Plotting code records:
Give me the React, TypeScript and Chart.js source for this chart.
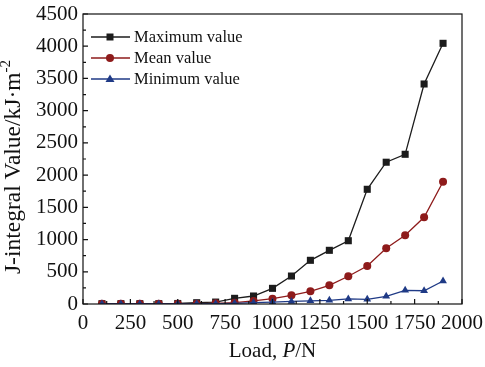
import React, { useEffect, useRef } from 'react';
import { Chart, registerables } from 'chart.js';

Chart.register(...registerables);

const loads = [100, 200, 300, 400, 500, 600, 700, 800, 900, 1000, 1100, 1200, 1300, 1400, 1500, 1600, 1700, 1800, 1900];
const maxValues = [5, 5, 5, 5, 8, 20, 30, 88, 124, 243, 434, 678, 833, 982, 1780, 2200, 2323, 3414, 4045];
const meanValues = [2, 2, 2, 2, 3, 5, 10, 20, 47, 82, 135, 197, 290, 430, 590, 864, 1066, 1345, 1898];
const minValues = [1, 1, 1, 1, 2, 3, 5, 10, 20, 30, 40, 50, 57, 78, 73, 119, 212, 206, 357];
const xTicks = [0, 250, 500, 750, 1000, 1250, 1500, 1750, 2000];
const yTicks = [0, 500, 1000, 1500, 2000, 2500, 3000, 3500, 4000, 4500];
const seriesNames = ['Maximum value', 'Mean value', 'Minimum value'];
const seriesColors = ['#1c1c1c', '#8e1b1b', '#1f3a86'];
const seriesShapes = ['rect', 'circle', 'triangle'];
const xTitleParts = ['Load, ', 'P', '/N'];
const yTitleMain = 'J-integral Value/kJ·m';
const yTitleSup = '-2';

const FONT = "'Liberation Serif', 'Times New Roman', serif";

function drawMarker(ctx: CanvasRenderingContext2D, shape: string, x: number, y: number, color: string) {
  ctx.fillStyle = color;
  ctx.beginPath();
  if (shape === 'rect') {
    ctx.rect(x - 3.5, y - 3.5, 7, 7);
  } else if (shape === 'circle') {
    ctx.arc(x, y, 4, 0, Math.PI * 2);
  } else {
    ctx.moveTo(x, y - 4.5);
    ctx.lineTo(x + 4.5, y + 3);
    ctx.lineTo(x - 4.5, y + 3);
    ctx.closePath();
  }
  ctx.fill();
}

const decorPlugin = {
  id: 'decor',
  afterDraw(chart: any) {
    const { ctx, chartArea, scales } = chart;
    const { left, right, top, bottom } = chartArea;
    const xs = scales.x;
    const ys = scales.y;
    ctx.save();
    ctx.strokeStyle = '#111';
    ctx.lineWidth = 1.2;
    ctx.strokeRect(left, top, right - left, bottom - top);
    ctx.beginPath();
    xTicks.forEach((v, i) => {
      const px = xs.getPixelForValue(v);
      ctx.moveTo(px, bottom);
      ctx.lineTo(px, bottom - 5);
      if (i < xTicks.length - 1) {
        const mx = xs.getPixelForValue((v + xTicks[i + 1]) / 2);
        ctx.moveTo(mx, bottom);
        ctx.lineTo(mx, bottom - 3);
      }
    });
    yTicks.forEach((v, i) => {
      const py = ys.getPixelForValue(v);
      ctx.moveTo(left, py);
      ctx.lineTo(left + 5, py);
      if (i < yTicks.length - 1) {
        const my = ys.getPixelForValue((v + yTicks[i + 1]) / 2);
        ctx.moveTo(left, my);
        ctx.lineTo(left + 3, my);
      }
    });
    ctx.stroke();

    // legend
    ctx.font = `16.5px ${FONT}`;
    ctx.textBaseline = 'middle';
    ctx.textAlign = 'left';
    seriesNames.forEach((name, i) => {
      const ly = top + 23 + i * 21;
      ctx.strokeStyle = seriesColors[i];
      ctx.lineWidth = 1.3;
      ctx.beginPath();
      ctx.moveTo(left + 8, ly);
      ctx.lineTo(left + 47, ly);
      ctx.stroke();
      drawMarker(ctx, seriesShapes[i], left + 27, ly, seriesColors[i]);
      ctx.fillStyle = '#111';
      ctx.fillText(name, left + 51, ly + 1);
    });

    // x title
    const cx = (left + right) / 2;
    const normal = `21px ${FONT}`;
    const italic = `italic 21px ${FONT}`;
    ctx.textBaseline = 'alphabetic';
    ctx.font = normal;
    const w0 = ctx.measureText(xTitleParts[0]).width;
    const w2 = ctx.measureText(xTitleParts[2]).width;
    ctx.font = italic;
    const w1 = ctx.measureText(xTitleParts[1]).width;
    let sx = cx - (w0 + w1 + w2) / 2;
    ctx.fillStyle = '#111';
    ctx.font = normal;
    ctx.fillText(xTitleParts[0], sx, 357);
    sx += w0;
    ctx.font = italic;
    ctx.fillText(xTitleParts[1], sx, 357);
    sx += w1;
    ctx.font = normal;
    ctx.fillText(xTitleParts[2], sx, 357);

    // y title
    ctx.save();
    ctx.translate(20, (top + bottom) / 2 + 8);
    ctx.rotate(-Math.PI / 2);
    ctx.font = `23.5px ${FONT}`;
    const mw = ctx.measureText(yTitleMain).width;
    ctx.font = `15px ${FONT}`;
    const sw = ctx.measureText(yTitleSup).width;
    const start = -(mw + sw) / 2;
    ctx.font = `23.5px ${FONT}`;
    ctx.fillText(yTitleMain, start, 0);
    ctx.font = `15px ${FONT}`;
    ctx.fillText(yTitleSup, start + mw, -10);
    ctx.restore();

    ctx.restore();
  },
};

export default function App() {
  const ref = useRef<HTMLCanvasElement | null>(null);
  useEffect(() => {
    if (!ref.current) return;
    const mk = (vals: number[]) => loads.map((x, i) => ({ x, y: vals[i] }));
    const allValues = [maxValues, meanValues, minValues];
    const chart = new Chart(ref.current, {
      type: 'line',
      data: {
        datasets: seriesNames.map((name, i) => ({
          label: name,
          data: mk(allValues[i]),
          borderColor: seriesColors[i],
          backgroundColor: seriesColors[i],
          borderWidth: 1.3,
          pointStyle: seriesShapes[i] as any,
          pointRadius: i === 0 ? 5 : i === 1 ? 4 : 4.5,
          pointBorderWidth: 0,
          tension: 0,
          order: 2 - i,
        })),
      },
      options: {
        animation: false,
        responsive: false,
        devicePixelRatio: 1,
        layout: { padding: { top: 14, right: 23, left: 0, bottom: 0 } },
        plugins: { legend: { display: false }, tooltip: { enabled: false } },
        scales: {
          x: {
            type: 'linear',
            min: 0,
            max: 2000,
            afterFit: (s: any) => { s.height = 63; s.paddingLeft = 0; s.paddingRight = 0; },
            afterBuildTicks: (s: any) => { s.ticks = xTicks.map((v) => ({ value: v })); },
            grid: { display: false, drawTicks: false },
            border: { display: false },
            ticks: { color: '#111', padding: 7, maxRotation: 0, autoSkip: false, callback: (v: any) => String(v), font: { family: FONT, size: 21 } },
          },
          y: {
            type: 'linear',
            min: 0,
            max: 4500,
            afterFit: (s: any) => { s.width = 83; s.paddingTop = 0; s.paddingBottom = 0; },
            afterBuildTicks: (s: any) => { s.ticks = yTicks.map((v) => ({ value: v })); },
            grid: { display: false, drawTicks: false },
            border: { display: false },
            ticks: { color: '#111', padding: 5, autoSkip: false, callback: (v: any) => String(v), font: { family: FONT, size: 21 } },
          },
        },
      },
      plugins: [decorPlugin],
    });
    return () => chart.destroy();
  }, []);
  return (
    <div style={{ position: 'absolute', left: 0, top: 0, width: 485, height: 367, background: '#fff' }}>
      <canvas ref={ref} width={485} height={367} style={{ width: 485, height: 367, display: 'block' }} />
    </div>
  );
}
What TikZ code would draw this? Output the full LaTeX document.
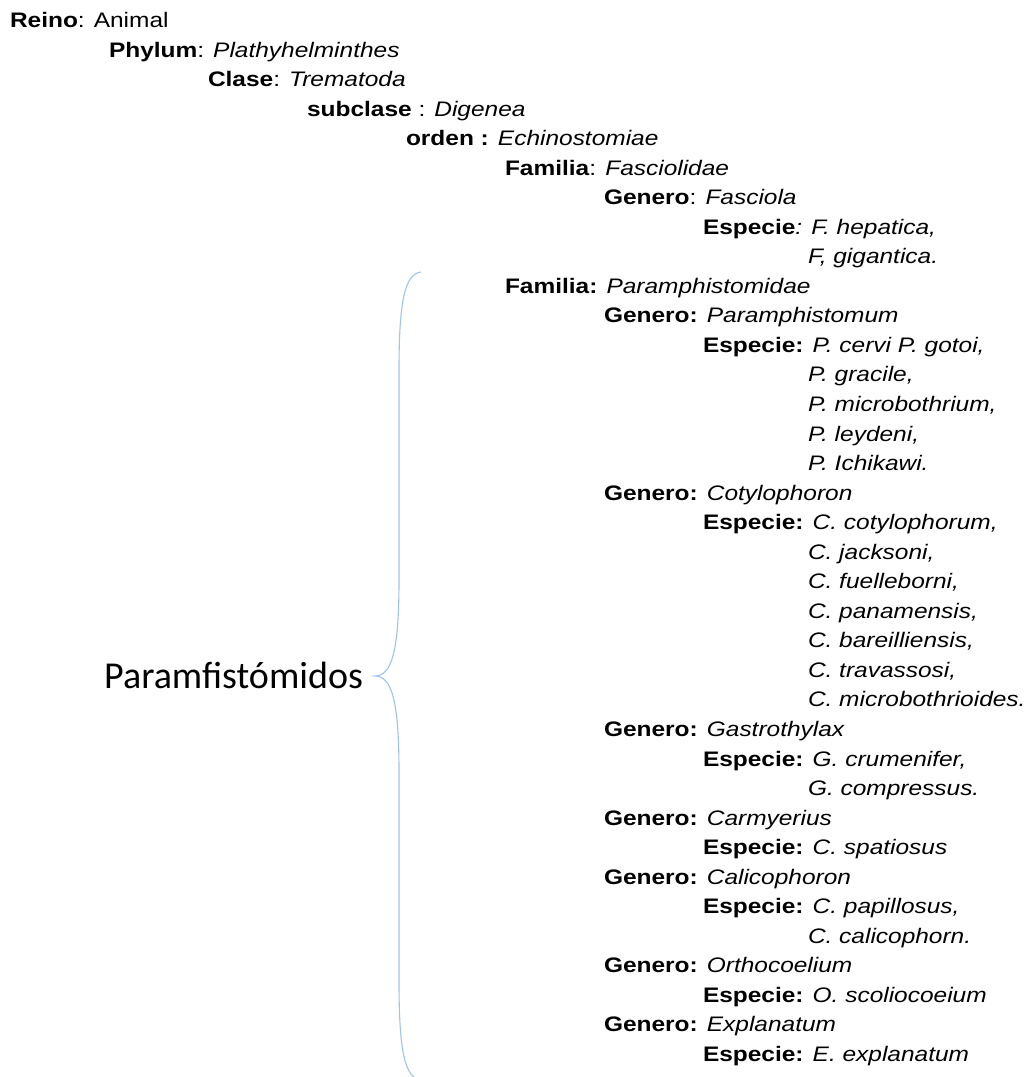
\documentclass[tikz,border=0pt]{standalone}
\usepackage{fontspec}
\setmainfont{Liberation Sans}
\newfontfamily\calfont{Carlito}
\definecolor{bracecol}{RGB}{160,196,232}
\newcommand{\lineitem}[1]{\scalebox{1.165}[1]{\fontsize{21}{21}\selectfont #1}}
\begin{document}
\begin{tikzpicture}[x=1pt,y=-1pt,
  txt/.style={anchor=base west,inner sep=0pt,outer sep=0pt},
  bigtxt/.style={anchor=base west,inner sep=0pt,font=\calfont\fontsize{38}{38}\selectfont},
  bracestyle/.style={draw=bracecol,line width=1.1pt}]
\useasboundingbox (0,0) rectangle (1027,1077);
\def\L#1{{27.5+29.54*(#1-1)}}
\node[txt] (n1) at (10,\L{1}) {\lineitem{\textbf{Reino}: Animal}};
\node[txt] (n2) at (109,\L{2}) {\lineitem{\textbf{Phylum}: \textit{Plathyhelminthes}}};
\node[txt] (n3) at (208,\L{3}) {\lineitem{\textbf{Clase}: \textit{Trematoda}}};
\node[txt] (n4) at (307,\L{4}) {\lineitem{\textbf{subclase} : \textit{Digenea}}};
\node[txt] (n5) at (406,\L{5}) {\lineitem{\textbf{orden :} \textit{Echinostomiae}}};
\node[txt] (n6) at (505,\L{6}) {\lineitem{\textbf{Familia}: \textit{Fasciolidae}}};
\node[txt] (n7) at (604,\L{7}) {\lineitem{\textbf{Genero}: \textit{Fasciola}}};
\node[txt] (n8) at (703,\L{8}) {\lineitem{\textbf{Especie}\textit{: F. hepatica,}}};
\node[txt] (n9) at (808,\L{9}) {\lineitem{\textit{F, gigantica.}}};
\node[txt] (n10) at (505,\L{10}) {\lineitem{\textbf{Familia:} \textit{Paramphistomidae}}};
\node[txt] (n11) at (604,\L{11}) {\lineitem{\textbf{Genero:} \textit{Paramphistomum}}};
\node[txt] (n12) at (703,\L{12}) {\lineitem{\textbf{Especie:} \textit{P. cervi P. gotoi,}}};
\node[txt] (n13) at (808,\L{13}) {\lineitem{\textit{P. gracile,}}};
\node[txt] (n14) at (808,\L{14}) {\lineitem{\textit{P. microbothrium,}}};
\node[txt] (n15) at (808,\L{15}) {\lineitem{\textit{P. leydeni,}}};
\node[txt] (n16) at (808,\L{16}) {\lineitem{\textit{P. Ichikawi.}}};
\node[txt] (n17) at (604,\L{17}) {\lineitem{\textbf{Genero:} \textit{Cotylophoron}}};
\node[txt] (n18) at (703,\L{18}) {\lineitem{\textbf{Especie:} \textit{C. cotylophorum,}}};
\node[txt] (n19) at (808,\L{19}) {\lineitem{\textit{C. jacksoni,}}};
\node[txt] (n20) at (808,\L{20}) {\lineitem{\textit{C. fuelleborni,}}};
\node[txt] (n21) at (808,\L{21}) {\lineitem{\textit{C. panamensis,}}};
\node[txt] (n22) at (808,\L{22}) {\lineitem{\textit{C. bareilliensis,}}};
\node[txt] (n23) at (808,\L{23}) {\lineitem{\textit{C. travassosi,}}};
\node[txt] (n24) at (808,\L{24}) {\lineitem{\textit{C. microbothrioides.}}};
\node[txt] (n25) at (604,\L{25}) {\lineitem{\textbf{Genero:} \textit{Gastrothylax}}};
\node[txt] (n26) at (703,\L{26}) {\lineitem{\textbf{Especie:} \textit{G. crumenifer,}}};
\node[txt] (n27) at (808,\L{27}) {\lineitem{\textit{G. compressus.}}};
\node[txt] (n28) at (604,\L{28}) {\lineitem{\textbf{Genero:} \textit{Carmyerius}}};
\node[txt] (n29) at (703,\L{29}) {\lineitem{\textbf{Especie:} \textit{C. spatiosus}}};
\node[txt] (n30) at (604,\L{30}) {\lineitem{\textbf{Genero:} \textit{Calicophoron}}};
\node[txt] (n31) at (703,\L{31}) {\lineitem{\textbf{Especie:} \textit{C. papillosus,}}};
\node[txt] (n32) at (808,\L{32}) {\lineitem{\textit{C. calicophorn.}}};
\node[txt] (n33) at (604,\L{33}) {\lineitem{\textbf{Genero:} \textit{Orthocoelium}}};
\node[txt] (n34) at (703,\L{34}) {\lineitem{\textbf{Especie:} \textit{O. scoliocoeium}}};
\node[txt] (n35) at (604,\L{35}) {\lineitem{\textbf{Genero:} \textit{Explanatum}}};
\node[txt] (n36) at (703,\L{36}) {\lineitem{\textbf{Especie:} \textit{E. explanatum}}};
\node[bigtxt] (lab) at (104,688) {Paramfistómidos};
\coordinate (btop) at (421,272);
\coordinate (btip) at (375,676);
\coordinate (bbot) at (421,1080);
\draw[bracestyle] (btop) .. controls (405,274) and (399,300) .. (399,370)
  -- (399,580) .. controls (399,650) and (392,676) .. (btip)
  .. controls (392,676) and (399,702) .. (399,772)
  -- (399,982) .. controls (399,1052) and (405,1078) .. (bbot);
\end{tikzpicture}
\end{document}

• **The exercise**:
Starting at the first line of the entries, restate word for word everything through the line that holds "Chart.register(...registerables);", both ends included, but omit any pictures.

• **Answer to this task**:
Give me the React, TypeScript and Chart.js source for this chart.
import React, { useEffect, useRef } from 'react';
import { Chart, registerables } from 'chart.js';

Chart.register(...registerables);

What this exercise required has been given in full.